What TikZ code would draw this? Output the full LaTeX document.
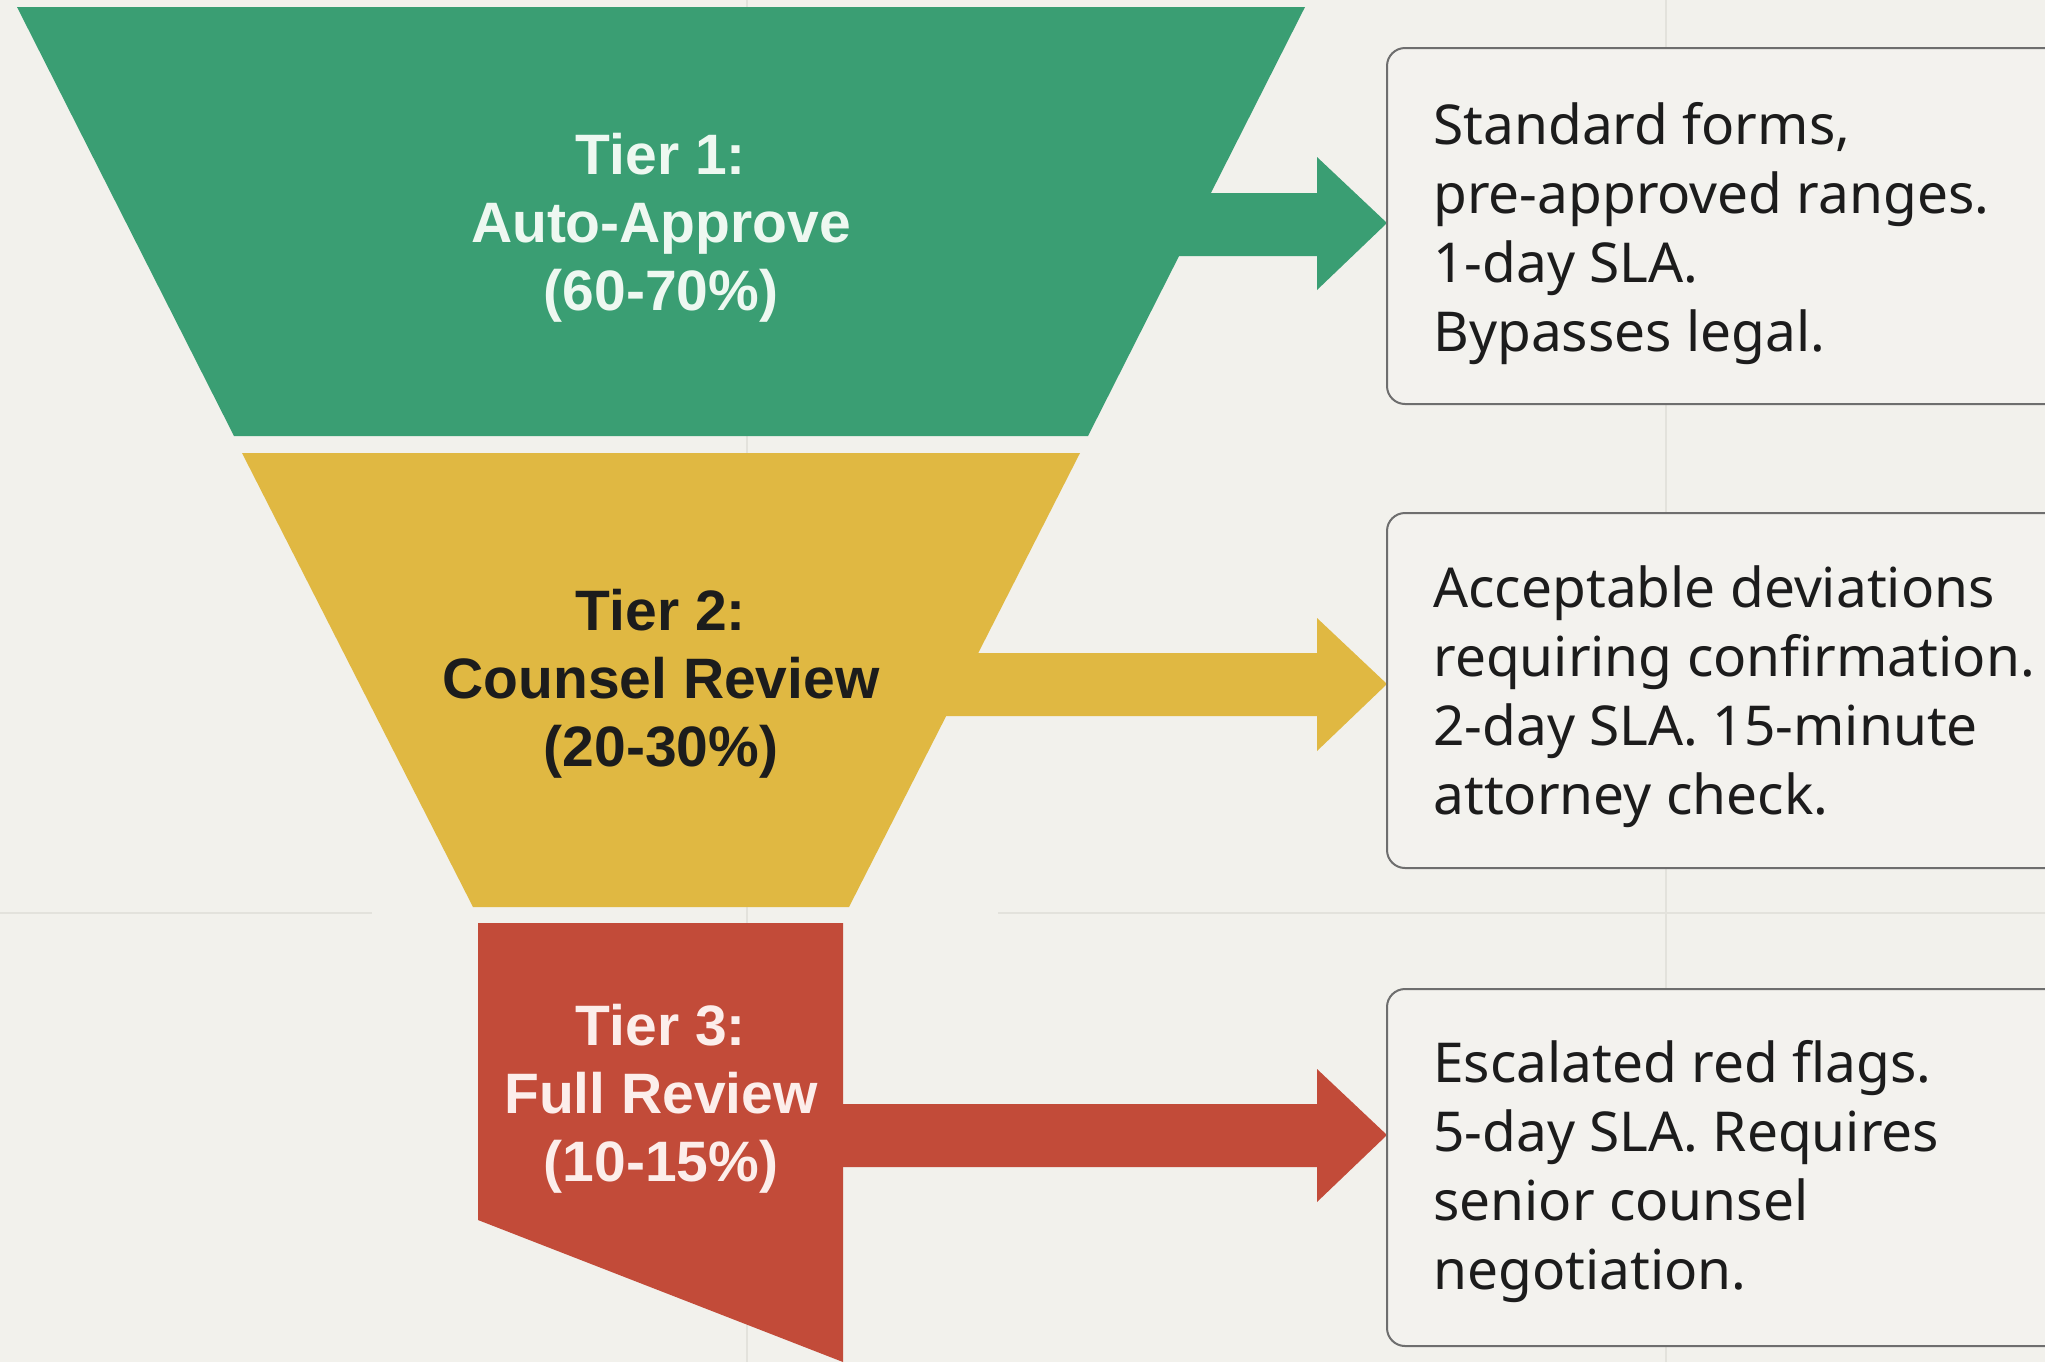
\documentclass[tikz,border=0pt]{standalone}
\usepackage{fontspec}
\setmainfont{Liberation Sans}
\newfontfamily\bodyfont{Noto Sans}
\definecolor{bgc}{HTML}{F2F1EC}
\definecolor{gridc}{HTML}{E3E2DC}
\definecolor{tgreen}{HTML}{3A9E73}
\definecolor{tyellow}{HTML}{E0B842}
\definecolor{tred}{HTML}{C24B39}
\definecolor{boxgray}{HTML}{6E6E6E}
\definecolor{boxfill}{HTML}{F3F2EE}
\definecolor{txtdark}{HTML}{1C1C1C}
\definecolor{wgreen}{HTML}{EEF8F1}
\definecolor{wred}{HTML}{FCEEEB}
\begin{document}
\begin{tikzpicture}[x=0.5pt,y=-0.5pt,
  gridline/.style={draw=gridc,line width=1pt},
  tiershape/.style={line width=0pt},
  title/.style={font=\fontsize{28.5}{34}\selectfont\bfseries,align=center,inner sep=0pt,anchor=north},
  desc/.style={font=\bodyfont\fontsize{27.5}{34.5}\selectfont,align=left,inner sep=0pt,anchor=north west,text=txtdark},
  descbox/.style={draw=boxgray,line width=1pt,fill=boxfill,rounded corners=9pt}]
\useasboundingbox (0,0) rectangle (2045,1362);
\clip (0,0) rectangle (2045,1362);
\fill[bgc] (0,0) rectangle (2045,1362);
% faint background grid
\draw[gridline] (747,0) -- (747,1362);
\draw[gridline] (1666,0) -- (1666,1362);
\draw[gridline] (0,913) -- (372,913);
\draw[gridline] (998,913) -- (2045,913);
% tier shapes
\fill[tgreen] (17,7) -- (1305,7) -- (1088,436) -- (234,436) -- cycle;
\fill[tyellow] (242,453) -- (1080,453) -- (849,907) -- (473,907) -- cycle;
\fill[tred] (478,923) -- (843,923) -- (843,1362) -- (478,1220) -- cycle;
% block arrows
\fill[tgreen] (900,193) -- (1317,193) -- (1317,157) -- (1387,223) -- (1317,290) -- (1317,256) -- (900,256) -- cycle;
\fill[tyellow] (800,653) -- (1317,653) -- (1317,618) -- (1387,684) -- (1317,751) -- (1317,716) -- (800,716) -- cycle;
\fill[tred] (830,1104) -- (1317,1104) -- (1317,1069) -- (1387,1135) -- (1317,1202) -- (1317,1167) -- (830,1167) -- cycle;
% description boxes
\draw[descbox] (1387,48) rectangle (2100,404);
\draw[descbox] (1387,513) rectangle (2100,868);
\draw[descbox] (1387,989) rectangle (2100,1346);
% tier titles
\node[title,text=wgreen] (t1) at (661,133) {Tier 1:\\Auto-Approve\\(60-70\%)};
\node[title,text=txtdark] (t2) at (661,589) {Tier 2:\\Counsel Review\\(20-30\%)};
\node[title,text=wred] (t3) at (661,1004) {Tier 3:\\Full Review\\(10-15\%)};
% descriptions
\node[desc] (d1) at (1433,102) {Standard forms,\\pre-approved ranges.\\1-day SLA.\\Bypasses legal.};
\node[desc] (d2) at (1433,565) {Acceptable deviations\\requiring confirmation.\\2-day SLA. 15-minute\\attorney check.};
\node[desc] (d3) at (1433,1040) {Escalated red flags.\\5-day SLA. Requires\\senior counsel\\negotiation.};
\end{tikzpicture}
\end{document}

* * *

* Prompt *
Please transcribe the material above exactly as written. Leave the pictures out.

* Solution to this problem *
What TikZ code would draw this? Output the full LaTeX document.
\documentclass[tikz,border=0pt]{standalone}
\usepackage{fontspec}
\setmainfont{Liberation Sans}
\newfontfamily\bodyfont{Noto Sans}
\definecolor{bgc}{HTML}{F2F1EC}
\definecolor{gridc}{HTML}{E3E2DC}
\definecolor{tgreen}{HTML}{3A9E73}
\definecolor{tyellow}{HTML}{E0B842}
\definecolor{tred}{HTML}{C24B39}
\definecolor{boxgray}{HTML}{6E6E6E}
\definecolor{boxfill}{HTML}{F3F2EE}
\definecolor{txtdark}{HTML}{1C1C1C}
\definecolor{wgreen}{HTML}{EEF8F1}
\definecolor{wred}{HTML}{FCEEEB}
\begin{document}
\begin{tikzpicture}[x=0.5pt,y=-0.5pt,
  gridline/.style={draw=gridc,line width=1pt},
  tiershape/.style={line width=0pt},
  title/.style={font=\fontsize{28.5}{34}\selectfont\bfseries,align=center,inner sep=0pt,anchor=north},
  desc/.style={font=\bodyfont\fontsize{27.5}{34.5}\selectfont,align=left,inner sep=0pt,anchor=north west,text=txtdark},
  descbox/.style={draw=boxgray,line width=1pt,fill=boxfill,rounded corners=9pt}]
\useasboundingbox (0,0) rectangle (2045,1362);
\clip (0,0) rectangle (2045,1362);
\fill[bgc] (0,0) rectangle (2045,1362);
% faint background grid
\draw[gridline] (747,0) -- (747,1362);
\draw[gridline] (1666,0) -- (1666,1362);
\draw[gridline] (0,913) -- (372,913);
\draw[gridline] (998,913) -- (2045,913);
% tier shapes
\fill[tgreen] (17,7) -- (1305,7) -- (1088,436) -- (234,436) -- cycle;
\fill[tyellow] (242,453) -- (1080,453) -- (849,907) -- (473,907) -- cycle;
\fill[tred] (478,923) -- (843,923) -- (843,1362) -- (478,1220) -- cycle;
% block arrows
\fill[tgreen] (900,193) -- (1317,193) -- (1317,157) -- (1387,223) -- (1317,290) -- (1317,256) -- (900,256) -- cycle;
\fill[tyellow] (800,653) -- (1317,653) -- (1317,618) -- (1387,684) -- (1317,751) -- (1317,716) -- (800,716) -- cycle;
\fill[tred] (830,1104) -- (1317,1104) -- (1317,1069) -- (1387,1135) -- (1317,1202) -- (1317,1167) -- (830,1167) -- cycle;
% description boxes
\draw[descbox] (1387,48) rectangle (2100,404);
\draw[descbox] (1387,513) rectangle (2100,868);
\draw[descbox] (1387,989) rectangle (2100,1346);
% tier titles
\node[title,text=wgreen] (t1) at (661,133) {Tier 1:\\Auto-Approve\\(60-70\%)};
\node[title,text=txtdark] (t2) at (661,589) {Tier 2:\\Counsel Review\\(20-30\%)};
\node[title,text=wred] (t3) at (661,1004) {Tier 3:\\Full Review\\(10-15\%)};
% descriptions
\node[desc] (d1) at (1433,102) {Standard forms,\\pre-approved ranges.\\1-day SLA.\\Bypasses legal.};
\node[desc] (d2) at (1433,565) {Acceptable deviations\\requiring confirmation.\\2-day SLA. 15-minute\\attorney check.};
\node[desc] (d3) at (1433,1040) {Escalated red flags.\\5-day SLA. Requires\\senior counsel\\negotiation.};
\end{tikzpicture}
\end{document}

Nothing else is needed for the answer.